For all these reasons, the Kurds and Sunnis may decide to cut a deal with Amiri and Maliki instead. After all, if they can no longer count on U.S. support, then it would be better for them to come to terms with the one remaining undisputed power in the region: Iran. Unlike Abadi, Maliki has also expressed support for some Kurdish goals in recent months. And the Sunnis know that Amiri, unlike Abadi, can actually get all the Shiite militias out of their areas.

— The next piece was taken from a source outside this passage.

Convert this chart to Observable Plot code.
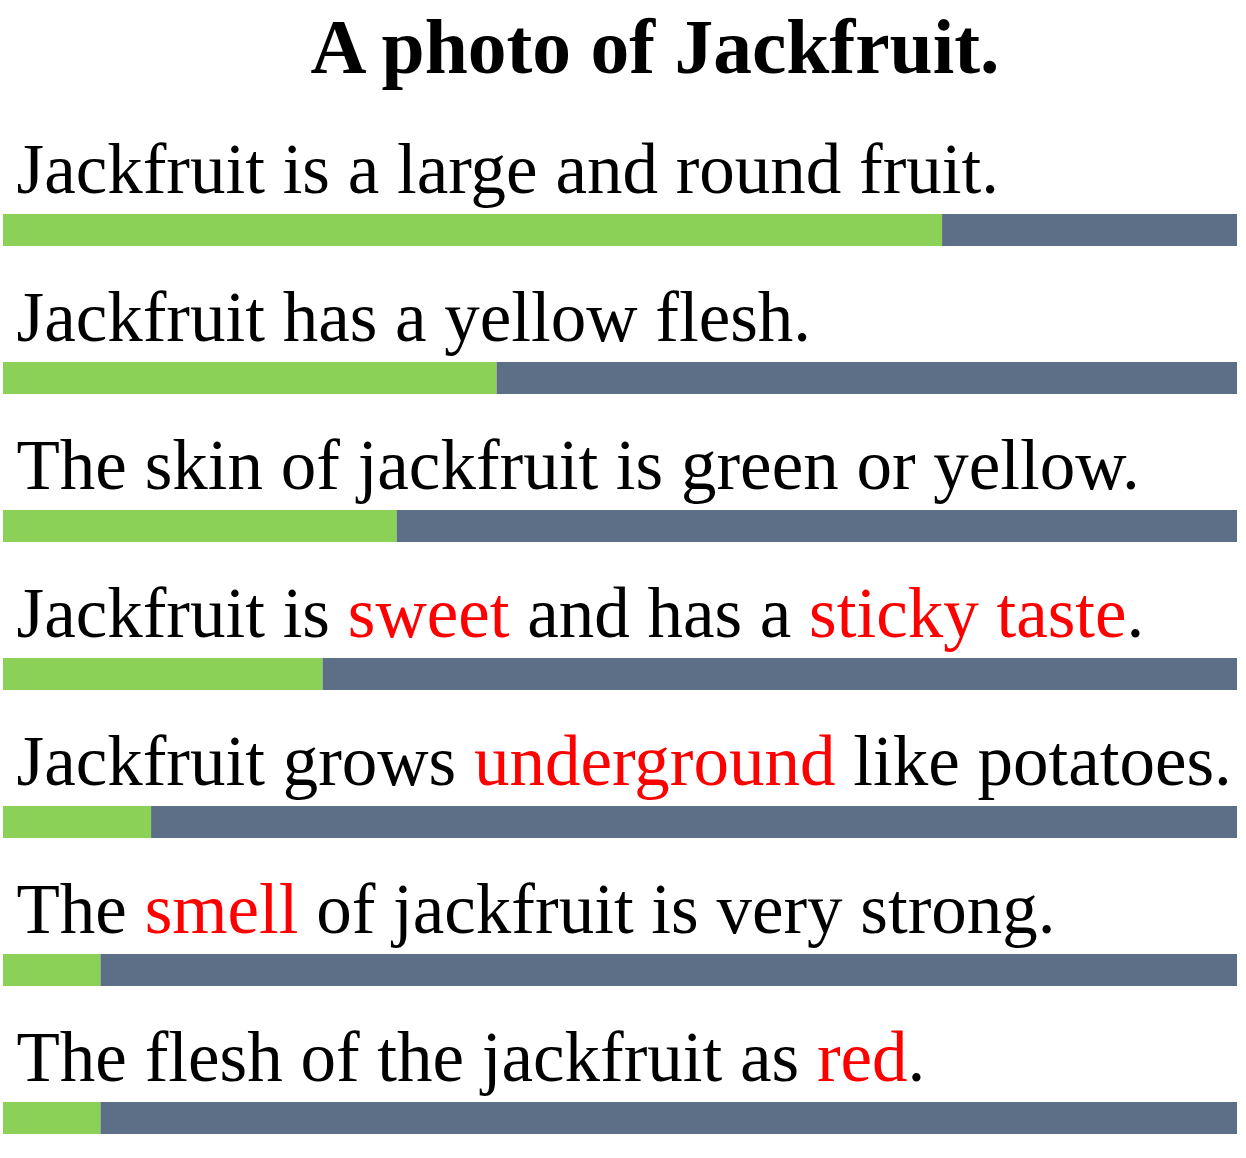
<!DOCTYPE html>
<html>
<head>
<meta charset="utf-8">
<script src="https://cdn.jsdelivr.net/npm/d3@7"></script>
<script src="https://cdn.jsdelivr.net/npm/@observablehq/plot@0.6"></script>
<style>
  html, body { margin: 0; padding: 0; background: #fff; }
  #title {
    font-family: "Liberation Serif", "Times New Roman", serif;
    font-weight: bold;
    font-size: 77.5px;
    line-height: 94px;
    height: 94px;
    text-align: center;
    padding-left: 64px;
    width: 1182px;
    white-space: nowrap;
  }
  #chart svg { display: block; overflow: visible; }
</style>
</head>
<body>
<div id="title">A photo of Jackfruit.</div>
<div id="chart"></div>
<script>
const sentences = [
  "Jackfruit is a large and round fruit.",
  "Jackfruit has a yellow flesh.",
  "The skin of jackfruit is green or yellow.",
  "Jackfruit is sweet and has a sticky taste.",
  "Jackfruit grows underground like potatoes.",
  "The smell of jackfruit is very strong.",
  "The flesh of the jackfruit as red."
];
const correct = [0.761, 0.400, 0.319, 0.259, 0.120, 0.079, 0.079];
const highlights = [[], [], [], ["sweet", "sticky taste"], ["underground"], ["smell"], ["red"]];

const green = "#8BD158";
const slate = "#5D6E87";
const red = "#FF0000";
const serif = "'Liberation Serif', 'Times New Roman', serif";

const rows = sentences.map((s, i) => ({sentence: s, p: correct[i], hl: highlights[i]}));

const chart = Plot.plot({
  width: 1246,
  height: 1064,
  marginLeft: 3,
  marginRight: 9,
  marginTop: 0,
  marginBottom: 0,
  x: {domain: [0, 1], axis: null},
  y: {type: "band", domain: sentences, range: [119, 1040], paddingInner: 0.784, paddingOuter: 0, axis: null},
  style: {background: "white", fontFamily: serif},
  marks: [
    Plot.barX(rows, {y: "sentence", x1: 0, x2: "p", fill: green}),
    Plot.barX(rows, {y: "sentence", x1: "p", x2: 1, fill: slate}),
    Plot.text(rows, {
      y: "sentence",
      frameAnchor: "left",
      text: "sentence",
      textAnchor: "start",
      lineAnchor: "bottom",
      dx: 13,
      dy: -38,
      fontSize: 71,
      fontFamily: serif,
      fill: "black"
    })
  ]
});

document.getElementById("chart").appendChild(chart);

// colour highlighted words red using tspans
const texts = chart.querySelectorAll('g[aria-label="text"] text');
texts.forEach((el, i) => {
  const s = sentences[i];
  const hl = highlights[i];
  if (!hl.length) return;
  const esc = hl.map(h => h.replace(/[.*+?^${}()|[\]\\]/g, "\\$&"));
  const re = new RegExp("(" + esc.join("|") + ")", "g");
  const parts = s.split(re).filter(p => p.length);
  while (el.firstChild) el.removeChild(el.firstChild);
  parts.forEach(part => {
    const t = document.createElementNS("http://www.w3.org/2000/svg", "tspan");
    t.textContent = part;
    if (hl.includes(part)) t.setAttribute("fill", red);
    el.appendChild(t);
  });
});
</script>
</body>
</html>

Wishful thinking has long dominated U.S. policymaking in Iraq, and the Trump administration is no exception. Like Abadi himself, the administration apparently believed that military victories would translate into an overwhelming electoral mandate for the prime minister. For Washington, sacrificing the Kurds seemed a price worth paying to empower an ally in Baghdad, especially since the relevant U.S. officials—McGurk and the now departed Tillerson—were also angry with the Kurds for having gone ahead with the referendum.
The Kurds have been the kingmakers in every Iraqi election since 2005. A more realistic U.S. policy might have considered that something similar could happen in 2018. Ignoring that history could lead to the one outcome the United States wanted to avoid in Iraq: empowering Iran.